<<<<
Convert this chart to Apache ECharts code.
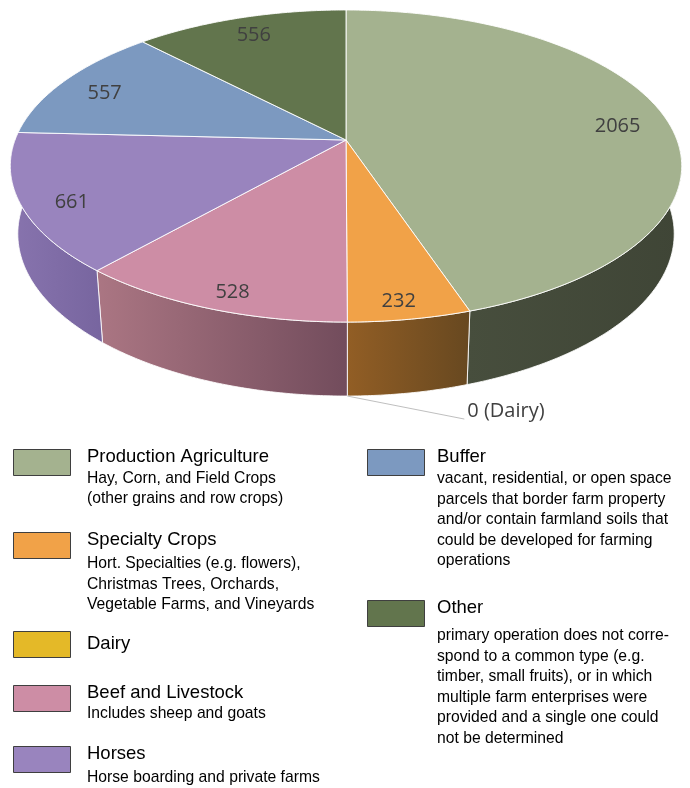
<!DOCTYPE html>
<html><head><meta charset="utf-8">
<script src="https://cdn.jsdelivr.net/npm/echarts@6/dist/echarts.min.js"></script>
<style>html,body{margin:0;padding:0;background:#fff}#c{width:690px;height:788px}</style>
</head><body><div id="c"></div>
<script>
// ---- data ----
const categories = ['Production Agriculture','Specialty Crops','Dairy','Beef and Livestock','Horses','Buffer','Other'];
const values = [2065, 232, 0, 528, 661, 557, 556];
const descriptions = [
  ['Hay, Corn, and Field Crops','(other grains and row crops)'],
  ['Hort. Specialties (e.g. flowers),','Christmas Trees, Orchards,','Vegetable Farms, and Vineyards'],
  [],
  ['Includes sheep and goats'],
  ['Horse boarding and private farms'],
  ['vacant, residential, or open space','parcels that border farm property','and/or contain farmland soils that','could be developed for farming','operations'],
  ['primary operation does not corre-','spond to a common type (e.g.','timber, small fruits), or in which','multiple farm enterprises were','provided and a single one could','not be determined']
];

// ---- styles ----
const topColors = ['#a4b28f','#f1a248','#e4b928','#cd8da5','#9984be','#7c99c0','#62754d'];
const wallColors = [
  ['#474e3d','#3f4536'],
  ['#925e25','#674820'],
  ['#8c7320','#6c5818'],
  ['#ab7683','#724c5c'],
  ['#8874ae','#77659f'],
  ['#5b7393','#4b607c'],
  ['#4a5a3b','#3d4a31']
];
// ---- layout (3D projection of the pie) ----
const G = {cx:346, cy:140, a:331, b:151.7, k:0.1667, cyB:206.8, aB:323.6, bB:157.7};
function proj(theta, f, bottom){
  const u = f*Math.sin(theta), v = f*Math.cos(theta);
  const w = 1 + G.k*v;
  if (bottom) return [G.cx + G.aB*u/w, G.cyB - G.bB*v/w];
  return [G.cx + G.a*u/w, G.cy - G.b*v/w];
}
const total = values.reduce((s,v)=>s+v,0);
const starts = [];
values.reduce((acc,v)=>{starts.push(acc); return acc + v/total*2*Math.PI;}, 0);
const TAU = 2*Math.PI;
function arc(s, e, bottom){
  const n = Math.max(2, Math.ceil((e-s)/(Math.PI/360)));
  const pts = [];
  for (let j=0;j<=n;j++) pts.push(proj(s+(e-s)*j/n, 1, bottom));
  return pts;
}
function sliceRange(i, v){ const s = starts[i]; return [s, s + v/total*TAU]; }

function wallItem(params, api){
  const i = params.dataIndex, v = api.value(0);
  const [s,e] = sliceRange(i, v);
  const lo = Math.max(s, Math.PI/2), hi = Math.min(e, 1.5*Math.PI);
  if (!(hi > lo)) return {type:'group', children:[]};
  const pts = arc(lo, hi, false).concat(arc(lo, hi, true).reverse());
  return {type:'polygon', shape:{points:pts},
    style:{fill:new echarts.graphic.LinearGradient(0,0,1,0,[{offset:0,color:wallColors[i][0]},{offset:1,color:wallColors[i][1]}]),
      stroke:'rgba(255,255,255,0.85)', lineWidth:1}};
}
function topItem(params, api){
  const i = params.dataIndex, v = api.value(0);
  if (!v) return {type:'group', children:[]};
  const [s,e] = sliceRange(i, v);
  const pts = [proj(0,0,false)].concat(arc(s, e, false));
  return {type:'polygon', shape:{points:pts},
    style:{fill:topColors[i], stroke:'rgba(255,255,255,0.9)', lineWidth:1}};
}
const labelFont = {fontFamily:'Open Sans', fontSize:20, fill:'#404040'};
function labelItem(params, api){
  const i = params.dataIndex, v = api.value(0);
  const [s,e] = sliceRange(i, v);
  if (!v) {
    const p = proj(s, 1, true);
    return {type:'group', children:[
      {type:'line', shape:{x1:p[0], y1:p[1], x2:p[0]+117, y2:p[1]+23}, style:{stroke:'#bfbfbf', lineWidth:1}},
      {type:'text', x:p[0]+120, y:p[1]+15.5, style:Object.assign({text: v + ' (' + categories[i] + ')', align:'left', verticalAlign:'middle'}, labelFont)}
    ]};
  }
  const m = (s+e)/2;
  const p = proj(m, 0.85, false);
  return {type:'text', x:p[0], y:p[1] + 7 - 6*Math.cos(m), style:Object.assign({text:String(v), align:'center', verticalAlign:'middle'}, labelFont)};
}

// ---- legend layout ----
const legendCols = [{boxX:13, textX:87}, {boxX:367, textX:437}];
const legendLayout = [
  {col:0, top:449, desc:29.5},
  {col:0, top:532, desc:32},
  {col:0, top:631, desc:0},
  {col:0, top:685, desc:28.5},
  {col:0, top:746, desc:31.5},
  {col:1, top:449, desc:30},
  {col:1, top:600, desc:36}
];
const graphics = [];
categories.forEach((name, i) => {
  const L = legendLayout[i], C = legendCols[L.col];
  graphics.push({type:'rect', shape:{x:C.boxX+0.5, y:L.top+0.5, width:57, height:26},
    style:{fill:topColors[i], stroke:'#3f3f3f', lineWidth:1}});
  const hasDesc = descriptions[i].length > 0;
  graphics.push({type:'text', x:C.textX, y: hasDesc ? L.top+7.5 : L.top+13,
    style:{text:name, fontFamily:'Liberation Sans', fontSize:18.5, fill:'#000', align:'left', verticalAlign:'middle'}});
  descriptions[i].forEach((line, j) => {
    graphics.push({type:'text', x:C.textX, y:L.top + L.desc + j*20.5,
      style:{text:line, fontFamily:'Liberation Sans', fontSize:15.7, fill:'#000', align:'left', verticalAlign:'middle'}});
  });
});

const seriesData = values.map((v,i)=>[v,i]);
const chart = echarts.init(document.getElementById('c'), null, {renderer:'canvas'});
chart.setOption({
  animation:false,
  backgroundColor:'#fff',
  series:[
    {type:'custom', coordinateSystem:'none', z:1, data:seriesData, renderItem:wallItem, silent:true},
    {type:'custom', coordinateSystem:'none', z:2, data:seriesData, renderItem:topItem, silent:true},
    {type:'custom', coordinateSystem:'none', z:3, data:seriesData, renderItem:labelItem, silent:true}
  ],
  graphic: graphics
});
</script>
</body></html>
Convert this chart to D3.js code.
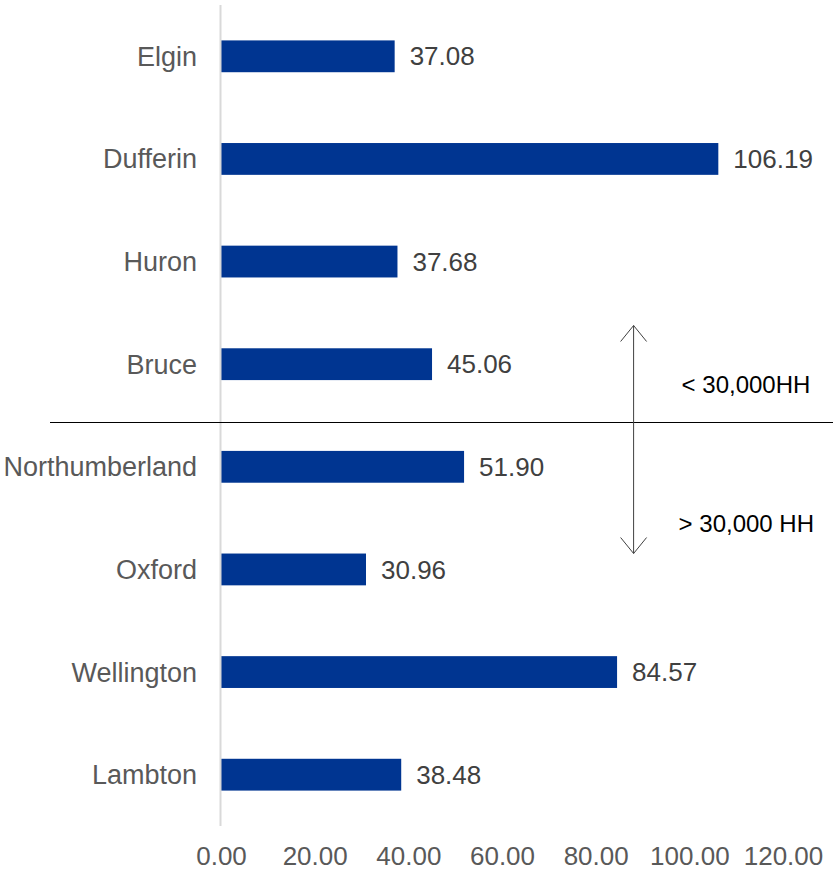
>>>>
What to do →
Show every line from the listing above in which the string "code" appears.

Task output →
Convert this chart to Apache ECharts code.
Convert this chart to D3.js code.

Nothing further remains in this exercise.